Selon M. Pregnon, enseignant-chercheur au département de droit à l‘Université Peleforo Gon Coulibaly de Korhogo (nord ivoirien), « M. Soro est un acteur politique issu du Rhdp et jusqu’à un passé récent, n’a pas imaginé sa trajectoire en dehors du Rhdp ».
Quand on est candidat, on compte sur un électorat, or « l’électorat naturel de M. Soro a toujours été l’électorat du Rhdp », le parti présidentiel, a fait observer M. Pregnon, pour qui « cette candidature n’a pas été ficelée, (car) il est resté dans les girons du Rhdp, espérant y évoluer ».

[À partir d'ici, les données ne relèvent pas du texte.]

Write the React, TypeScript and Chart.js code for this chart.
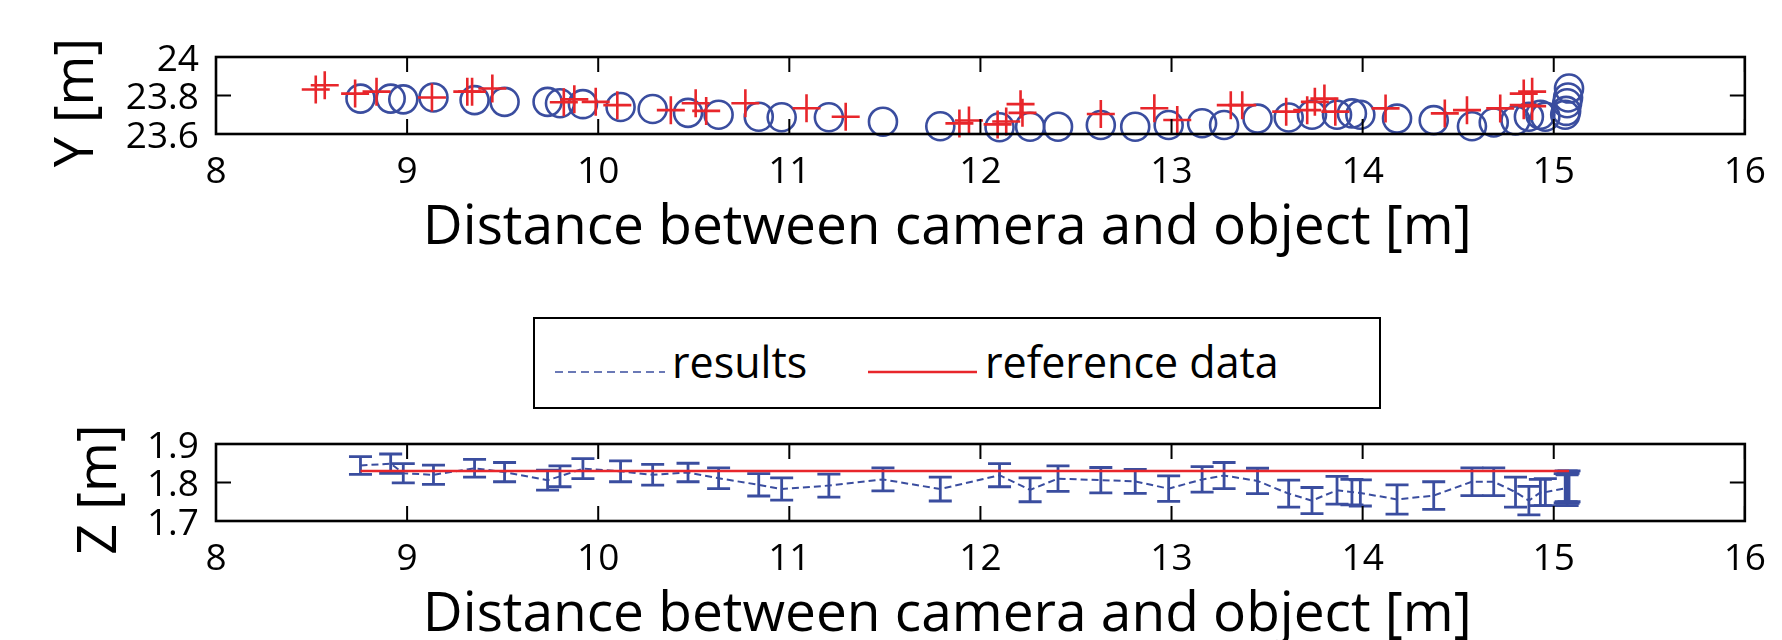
import React, { useEffect, useRef } from "react";
import { Chart, registerables } from "chart.js";

Chart.register(...registerables);

// ---------- data ----------
const RESULTS_LABEL = "results";
const REFERENCE_LABEL = "reference data";
const X_TITLE = "Distance between camera and object [m]";
const Y_TITLE = "Y [m]";
const Z_TITLE = "Z [m]";

const X_TICKS = [8, 9, 10, 11, 12, 13, 14, 15, 16];
const Y_TICKS = [23.6, 23.8, 24];
const Z_TICKS = [1.7, 1.8, 1.9];

// distance of each result sample
const RES_X = [
  8.756, 8.914, 8.98, 9.138, 9.353, 9.51, 9.735, 9.8, 9.92, 10.117, 10.285, 10.47, 10.63,
  10.84, 10.96, 11.207, 11.49, 11.79, 12.1, 12.26, 12.406, 12.63, 12.81, 12.985, 13.16, 13.275, 13.45,
  13.613, 13.735, 13.866, 13.944, 13.988, 14.18, 14.372, 14.572, 14.686, 14.8, 14.87, 14.93, 14.956,
  15.06, 15.065, 15.07, 15.075, 15.08,
];
const RES_Y = [
  23.784, 23.784, 23.78, 23.79, 23.776, 23.767, 23.767, 23.76, 23.755, 23.74, 23.73, 23.71, 23.7,
  23.69, 23.687, 23.687, 23.664, 23.64, 23.635, 23.638, 23.638, 23.647, 23.638, 23.647, 23.656, 23.647, 23.68,
  23.686, 23.7, 23.7, 23.707, 23.7, 23.68, 23.672, 23.64, 23.66, 23.67, 23.69, 23.7, 23.69,
  23.7, 23.72, 23.76, 23.79, 23.836,
];
const RES_Z = [
  1.844, 1.849, 1.824, 1.82, 1.837, 1.827, 1.806, 1.816, 1.836, 1.829, 1.82, 1.826, 1.811,
  1.794, 1.783, 1.792, 1.808, 1.783, 1.819, 1.781, 1.81, 1.806, 1.803, 1.784, 1.808, 1.818, 1.804,
  1.771, 1.753, 1.78, 1.775, 1.773, 1.756, 1.766, 1.802, 1.802, 1.775, 1.753, 1.774, 1.775,
  1.785, 1.79, 1.78, 1.785, 1.79,
];
const RES_Z_ERR = [
  0.023, 0.025, 0.025, 0.025, 0.023, 0.025, 0.026, 0.027, 0.026, 0.027, 0.027, 0.024, 0.027,
  0.029, 0.029, 0.03, 0.03, 0.031, 0.03, 0.031, 0.033, 0.033, 0.031, 0.033, 0.033, 0.034, 0.033,
  0.035, 0.034, 0.036, 0.033, 0.034, 0.038, 0.036, 0.036, 0.036, 0.039, 0.037, 0.034, 0.035,
  0.038, 0.04, 0.04, 0.039, 0.04,
];

// reference (ground truth) samples
const REF_X = [
  8.522, 8.569, 8.728, 8.84, 9.13, 9.315, 9.34, 9.446, 9.82, 9.875, 9.987, 10.1, 10.38, 10.51, 10.565,
  10.77, 11.09, 11.295, 11.89, 11.94, 12.09, 12.135, 12.21, 12.22, 12.63, 12.91, 13.03, 13.31, 13.37,
  13.6, 13.71, 13.75, 13.8, 13.857, 14.12, 14.43, 14.546, 14.72, 14.843, 14.887, 14.843, 14.887,
];
const REF_Y = [
  23.831, 23.853, 23.81, 23.82, 23.79, 23.82, 23.82, 23.836, 23.765, 23.78, 23.767, 23.75, 23.724, 23.76, 23.72,
  23.76, 23.734, 23.69, 23.655, 23.67, 23.65, 23.665, 23.755, 23.71, 23.704, 23.734, 23.673, 23.75, 23.75,
  23.716, 23.724, 23.767, 23.784, 23.716, 23.733, 23.707, 23.724, 23.733, 23.81, 23.82, 23.75, 23.745,
];
const REF_Z_X = [8.756, 15.08];
const REF_Z = [1.83, 1.83];

// ---------- styles ----------
const BLUE = "#3a4d9f";
const RED = "#e8262b";
const FONT = "'Open Sans', 'DejaVu Sans', sans-serif";
const TICK_LEN = 15;
const CAP = 11.5;
// trailing spaces nudge the centred titles the way the original is placed
const X_TITLE_PAD = "\u00a0\u00a0\u00a0\u00a0\u2009";
const Y_TITLE_PAD = "\u00a0";

const framePlugin = {
  id: "frame",
  afterDraw(chart: any) {
    const { ctx, chartArea, scales } = chart;
    const { left, right, top, bottom } = chartArea;
    ctx.save();
    ctx.strokeStyle = "#000";
    ctx.lineWidth = 2;
    ctx.setLineDash([]);
    ctx.beginPath();
    for (const t of scales.x.ticks) {
      const px = scales.x.getPixelForValue(t.value);
      ctx.moveTo(px, bottom);
      ctx.lineTo(px, bottom - TICK_LEN);
      ctx.moveTo(px, top);
      ctx.lineTo(px, top + TICK_LEN);
    }
    for (const t of scales.y.ticks) {
      const py = scales.y.getPixelForValue(t.value);
      ctx.moveTo(left, py);
      ctx.lineTo(left + TICK_LEN, py);
      ctx.moveTo(right, py);
      ctx.lineTo(right - TICK_LEN, py);
    }
    ctx.stroke();
    ctx.lineWidth = 2.6;
    ctx.strokeRect(left, top, right - left, bottom - top);
    ctx.restore();
  },
};

const errorBarPlugin = {
  id: "errorBars",
  afterDatasetDraw(chart: any, args: any) {
    const ds = chart.data.datasets[args.index] as any;
    if (!ds.errors) return;
    const { ctx } = chart;
    const ys = chart.scales.y;
    ctx.save();
    ctx.strokeStyle = ds.borderColor;
    ctx.lineWidth = 2.8;
    ctx.setLineDash([]);
    args.meta.data.forEach((el: any, i: number) => {
      const v = ds.data[i].y;
      const e = ds.errors[i];
      const x = el.x;
      const y1 = ys.getPixelForValue(v + e);
      const y2 = ys.getPixelForValue(v - e);
      ctx.beginPath();
      ctx.moveTo(x, y1);
      ctx.lineTo(x, y2);
      ctx.moveTo(x - CAP, y1);
      ctx.lineTo(x + CAP, y1);
      ctx.moveTo(x - CAP, y2);
      ctx.lineTo(x + CAP, y2);
      ctx.stroke();
    });
    ctx.restore();
  },
};

const fmt = (v: any) => String(Math.round(Number(v) * 10) / 10);

function makeScales(opts: {
  yMin: number; yMax: number; yTicks: number[]; yTitle: string; yTitlePad: number;
  xHeight: number; xTitlePadBottom: number;
}) {
  return {
    x: {
      type: "linear",
      min: 8,
      max: 16,
      afterBuildTicks: (s: any) => { s.ticks = X_TICKS.map((v) => ({ value: v })); },
      afterFit: (s: any) => { s.height = opts.xHeight; },
      grid: { display: false, drawTicks: false },
      border: { display: false },
      ticks: {
        autoSkip: false, maxRotation: 0, padding: 16, color: "#000",
        font: { family: FONT, size: 37 }, callback: fmt,
      },
      title: {
        display: true, text: X_TITLE + X_TITLE_PAD, color: "#000",
        font: { family: FONT, size: 55, lineHeight: 1 },
        padding: { top: 0, bottom: opts.xTitlePadBottom },
      },
    },
    y: {
      type: "linear",
      min: opts.yMin,
      max: opts.yMax,
      afterBuildTicks: (s: any) => { s.ticks = opts.yTicks.map((v) => ({ value: v })); },
      afterFit: (s: any) => { s.width = 216; },
      grid: { display: false, drawTicks: false },
      border: { display: false },
      ticks: {
        autoSkip: false, padding: 17, labelOffset: 3, color: "#000",
        font: { family: FONT, size: 37 }, callback: fmt,
      },
      title: {
        display: true, text: opts.yTitle + Y_TITLE_PAD, color: "#000",
        font: { family: FONT, size: 54, lineHeight: 1 },
        padding: { top: opts.yTitlePad, bottom: 0 },
      },
    },
  };
}

export default function App() {
  const topRef = useRef<HTMLCanvasElement>(null);
  const botRef = useRef<HTMLCanvasElement>(null);

  useEffect(() => {
    const top = new Chart(topRef.current as HTMLCanvasElement, {
      type: "scatter",
      data: {
        datasets: [
          {
            label: REFERENCE_LABEL,
            data: REF_X.map((x, i) => ({ x, y: REF_Y[i] })),
            pointStyle: "cross",
            pointRadius: 14,
            pointBorderWidth: 2.6,
            borderColor: RED,
            backgroundColor: RED,
            clip: false,
          } as any,
          {
            label: RESULTS_LABEL,
            data: RES_X.map((x, i) => ({ x, y: RES_Y[i] })),
            pointStyle: "circle",
            pointRadius: 14,
            pointBorderWidth: 2.6,
            borderColor: BLUE,
            backgroundColor: "rgba(0,0,0,0)",
            clip: false,
          } as any,
        ],
      },
      options: {
        animation: false,
        responsive: false,
        events: [],
        layout: { padding: { left: 0, right: 32, top: 57, bottom: 0 } },
        plugins: { legend: { display: false }, tooltip: { enabled: false } },
        scales: makeScales({
          yMin: 23.6, yMax: 24, yTicks: Y_TICKS, yTitle: Y_TITLE, yTitlePad: 51,
          xHeight: 126, xTitlePadBottom: 4,
        }) as any,
      },
      plugins: [framePlugin],
    });

    const bot = new Chart(botRef.current as HTMLCanvasElement, {
      type: "scatter",
      data: {
        datasets: [
          {
            label: REFERENCE_LABEL,
            data: REF_Z_X.map((x, i) => ({ x, y: REF_Z[i] })),
            showLine: true,
            borderColor: RED,
            backgroundColor: RED,
            borderWidth: 2.5,
            pointRadius: 0,
            clip: false,
          } as any,
          {
            label: RESULTS_LABEL,
            data: RES_X.map((x, i) => ({ x, y: RES_Z[i] })),
            errors: RES_Z_ERR,
            showLine: true,
            borderColor: BLUE,
            backgroundColor: BLUE,
            borderWidth: 2,
            borderDash: [7, 4],
            pointRadius: 0,
            clip: false,
          } as any,
        ],
      },
      options: {
        animation: false,
        responsive: false,
        events: [],
        layout: { padding: { left: 0, right: 32, top: 44, bottom: 0 } },
        plugins: { legend: { display: false }, tooltip: { enabled: false } },
        scales: makeScales({
          yMin: 1.7, yMax: 1.9, yTicks: Z_TICKS, yTitle: Z_TITLE, yTitlePad: 74,
          xHeight: 119, xTitlePadBottom: -3,
        }) as any,
      },
      plugins: [framePlugin, errorBarPlugin],
    });

    return () => {
      top.destroy();
      bot.destroy();
    };
  }, []);

  const textStyle: React.CSSProperties = {
    position: "absolute",
    top: 21,
    lineHeight: "43px",
    fontSize: 43,
    fontFamily: FONT,
    color: "#000",
    whiteSpace: "nowrap",
  };

  return (
    <div
      style={{
        position: "absolute", left: 0, top: 0, width: 1782, height: 640,
        background: "#fff", overflow: "hidden",
      }}
    >
      <canvas
        ref={topRef}
        width={1782}
        height={260}
        style={{ position: "absolute", left: 0, top: 0, width: 1782, height: 260 }}
      />
      <canvas
        ref={botRef}
        width={1782}
        height={240}
        style={{ position: "absolute", left: 0, top: 400, width: 1782, height: 240 }}
      />
      <div
        style={{
          position: "absolute", left: 533, top: 317, width: 848, height: 92,
          border: "2px solid #000", boxSizing: "border-box", background: "#fff",
        }}
      >
        <svg width={844} height={88} style={{ position: "absolute", left: 0, top: 0 }}>
          <line x1={20} y1={53} x2={130} y2={53} stroke={BLUE} strokeWidth={1.5} strokeDasharray="8,5" />
          <line x1={333} y1={53} x2={442} y2={53} stroke={RED} strokeWidth={2.5} />
        </svg>
        <span style={{ ...textStyle, left: 137 }}>{RESULTS_LABEL}</span>
        <span style={{ ...textStyle, left: 450 }}>{REFERENCE_LABEL}</span>
      </div>
    </div>
  );
}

« Avec la rupture depuis quelques moments, ce n’est pas évident qu’il puisse retourner cet électorat à son compte, à la limite on peut dire que c’est dans le Nord, dans sa région où il a une audience », qu’il peut revendiquer une base, quand le Rhdp « grignote » des bases dans tout le pays, a-t-il dit.
La candidature de M. Soro, a maille à partir avec la majorité présidentielle dans la mesure où il se plaint d’ailleurs d’un harcèlement de la part du gouvernement ivoirien, relève-t-il, affirmant considérer cette candidature comme « prématurée parce qu’elle peut servir de moyen de protection » politique.
Dans un entretien avec France 24 et RFI (Radio France internationale), Guillaume Soro a déclaré avoir décidé de se présenter à l’élection présidentielle d’octobre 2020, ajoutant avoir des craintes pour la stabilité du pays avec la nouvelle Commission électorale indépendante (CEI).